- [Set exercise]: Exactly as written, set down the lines from the top of the entries through the line bearing "plt.rcParams['font.family'] = ['Liberation", with every picture left out.

- [The records]:
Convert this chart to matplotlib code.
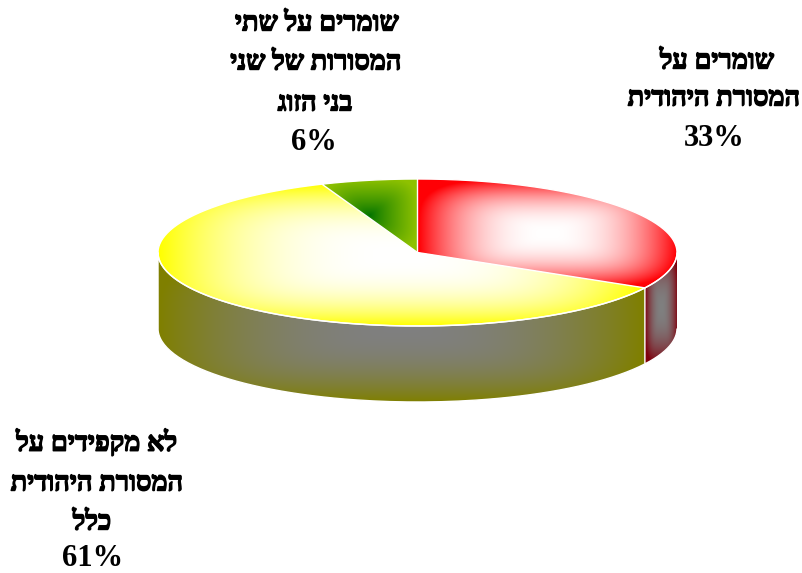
import numpy as np
import matplotlib
matplotlib.use('Agg')
import matplotlib.pyplot as plt
import matplotlib.patheffects as pe
from matplotlib.path import Path
from matplotlib.patches import PathPatch

plt.rcParams['font.family'] = ['Liberation Serif', 'DejaVu Sans']

# slices, clockwise from 12 o'clock
values = [33, 61, 6]
top_inner = [(1, 1, 1), (1, 1, 1), (0, 0.45, 0)]
top_outer = [(1, 0, 0.02), (1, 1, 0), (0.56, 0.76, 0)]
top_gamma = [2.3, 2.6, 0.8]
wall_inner = [(0.5, 0.5, 0.5), (0.5, 0.5, 0.5), None]
wall_outer = [(0.5, 0, 0.05), (0.5, 0.5, 0), None]

label_lines = [
    ['שומרים על', 'המסורת היהודית', '33%'],
    ['לא מקפידים על', 'המסורת היהודית', 'כלל', '61%'],
    ['שומרים על שתי', 'המסורות של שני', 'בני הזוג', '6%'],
]
label_x = [
    [717, 714, 714],
    [97, 97, 92, 93],
    [317, 316, 315, 314],
]
label_y = [
    [62, 99, 138],
    [443, 484, 523, 559],
    [24, 63, 104, 143],
]

cx, cy, a, b, depth = 417.5, 252.5, 259.5, 73.5, 76


def rim(th, dy=0):
    return np.column_stack([cx + a * np.sin(th), cy + dy - b * np.cos(th)])


def grad_fill(ax, pts, inner, outer, gamma=1.5):
    x0, y0 = pts.min(axis=0)
    x1, y1 = pts.max(axis=0)
    u, v = np.meshgrid(np.linspace(-1, 1, 200), np.linspace(-1, 1, 200))
    t = (np.abs(u) ** 4 + np.abs(v) ** 4) ** 0.25
    t = np.clip(t, 0, 1)[..., None] ** gamma
    img = np.array(inner) * (1 - t) + np.array(outer) * t
    im = ax.imshow(img, extent=(x0, x1, y1, y0), aspect='auto', zorder=2, interpolation='bilinear')
    patch = PathPatch(Path(pts), transform=ax.transData, fc='none', ec='none')
    ax.add_patch(patch)
    im.set_clip_path(patch)
    ax.add_patch(PathPatch(Path(pts), fc='none', ec='white', lw=1.0, zorder=3))


fig = plt.figure(figsize=(8.02, 5.73), dpi=100)
ax = fig.add_axes([0, 0, 1, 1])

ends = np.cumsum(values) / np.sum(values) * 2 * np.pi
starts = np.r_[0, ends[:-1]]

for s, e, ci, co, g, wi, wo in zip(starts, ends, top_inner, top_outer, top_gamma, wall_inner, wall_outer):
    # visible side wall is the front half of the rim only
    lo, hi = max(s, np.pi / 2), min(e, 3 * np.pi / 2)
    if wi is not None and hi > lo:
        th = np.linspace(lo, hi, 120)
        wall = np.vstack([rim(th), rim(th[::-1], depth)])
        grad_fill(ax, wall, wi, wo, gamma=2.2)
    th = np.linspace(s, e, 200)
    top = np.vstack([[cx, cy], rim(th)])
    grad_fill(ax, top, ci, co, gamma=g)

for lines, xs, ys in zip(label_lines, label_x, label_y):
    for line, x, y in zip(lines, xs, ys):
        is_pct = line.endswith('%')
        # matplotlib lays text out left to right, so Hebrew goes in reversed
        txt = line if is_pct else line[::-1]
        t = ax.text(x, y, txt, ha='center', va='center', fontweight='bold',
                    fontsize=22 if is_pct else 19.5, color='black', zorder=5)
        if not is_pct:
            t.set_path_effects([pe.withStroke(linewidth=1.0, foreground='black')])

ax.set_xlim(0, 802)
ax.set_ylim(573, 0)
ax.axis('off')
fig.savefig('out.png', dpi=100)
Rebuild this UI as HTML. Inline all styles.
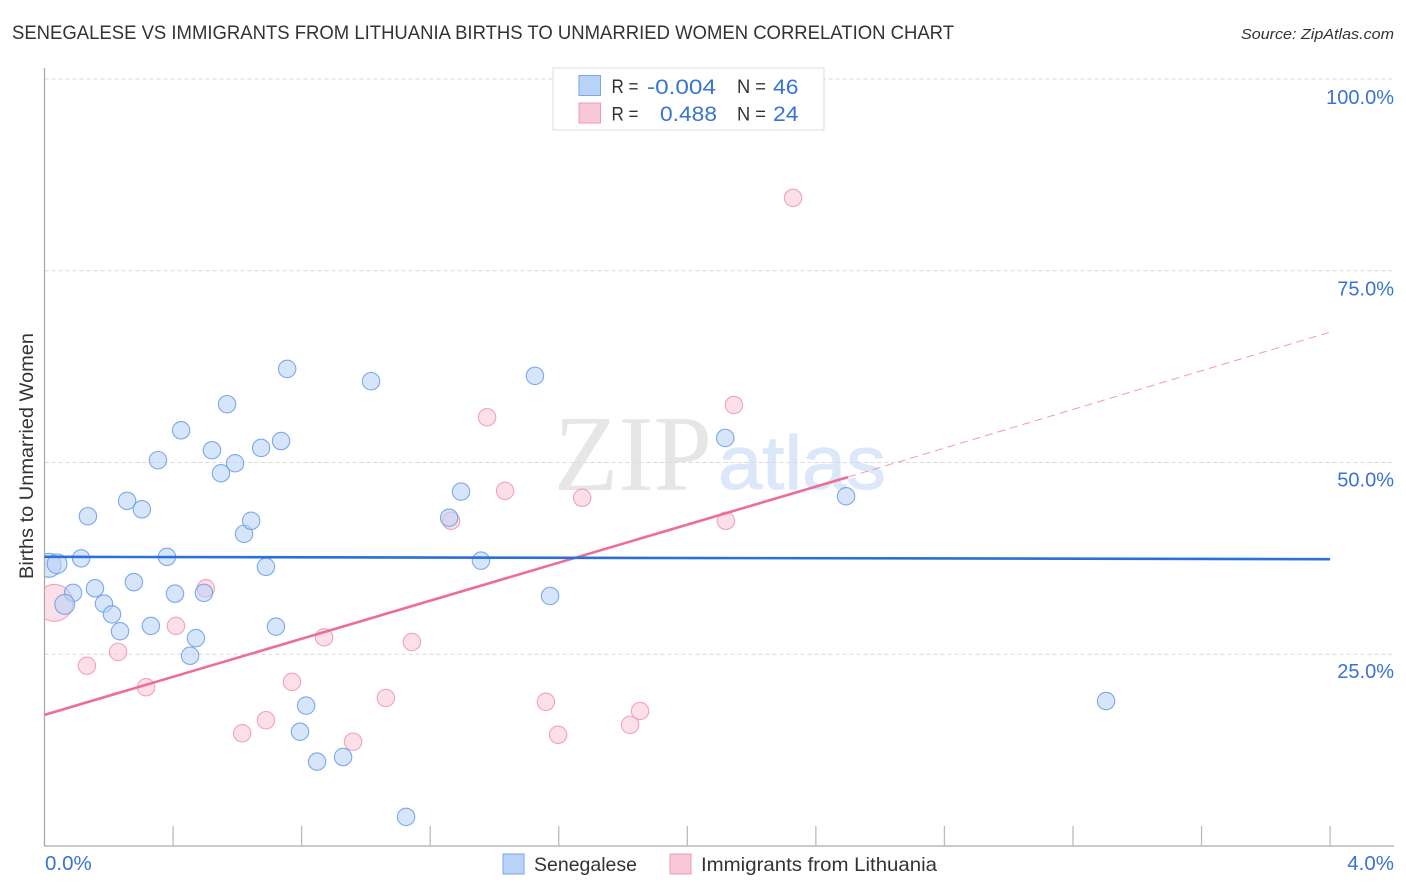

- [Complete response]:
Convert this chart to matplotlib code.
import numpy as np
import matplotlib
matplotlib.use('Agg')
import matplotlib.pyplot as plt
import matplotlib.patheffects as pe
from matplotlib.path import Path
from matplotlib.patches import PathPatch

plt.rcParams['font.family'] = ['Liberation Serif', 'DejaVu Sans']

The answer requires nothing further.